Shakespeare – and not just any Shakespeare, but King John – with a food fight. Yeah, this is not your everyday performance …
The blurb says ‘Shakespeare’s rarely performed tale of a nation in turmoil vibrates with modern resonance in this vivid new production.’ Indeed!
It’s a production which is almost impossible to describe anyway, all the more so without spoilers, so I’ll be brief.
It’s the real deal. There’s no messing with the text, and the story is faithfully told. But it has a delightful whimsy to it, several laugh aloud moments and even some audience participation.
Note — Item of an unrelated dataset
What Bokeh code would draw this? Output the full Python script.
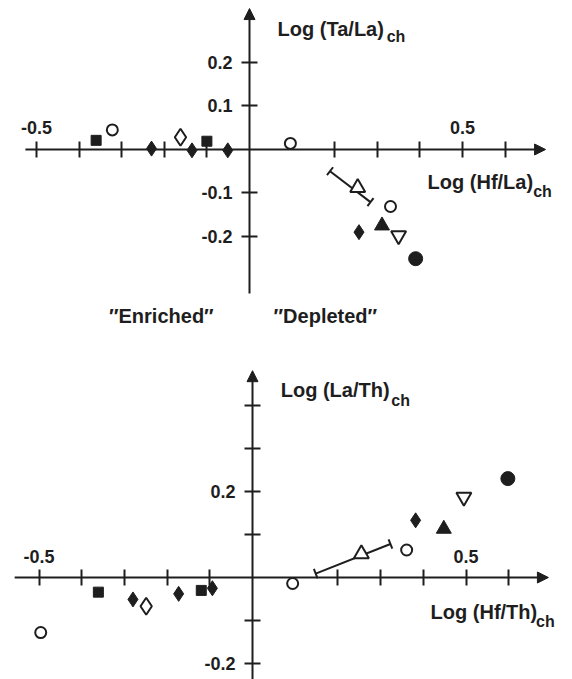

Oh, and the food fight isn’t the most impressive physical aspect. There’s dance and … other stuff.
Michael Abubakar’s ‘The Bastard’ is the stand-out performance without a doubt, but Rosie Sheery’s King John and Bridgitta Roy’s Queen Elinor play beautifully off each other. (Full disclosure: Bridgitta is a friend, and I have a little inside knowledge of how the two came to develop such a believable relationship, but the latter came after the performance rather than before.)
The performance was such that it made me wonder why the play isn’t selected more often. It’s a hugely gripping story, even without the modern twists.
The casting cleverly mixes-and-matches actors from The Whip such that minor characters in one become major characters in the other, so the cast can realistically cope with performing both in one day. By the end of it, we’d seen six hours (including intervals) of theatre in one day, but it in no way felt like it.
If you can’t get up to Stratford-upon-Avon to see it in person, look out for the cinema performance on 29th April.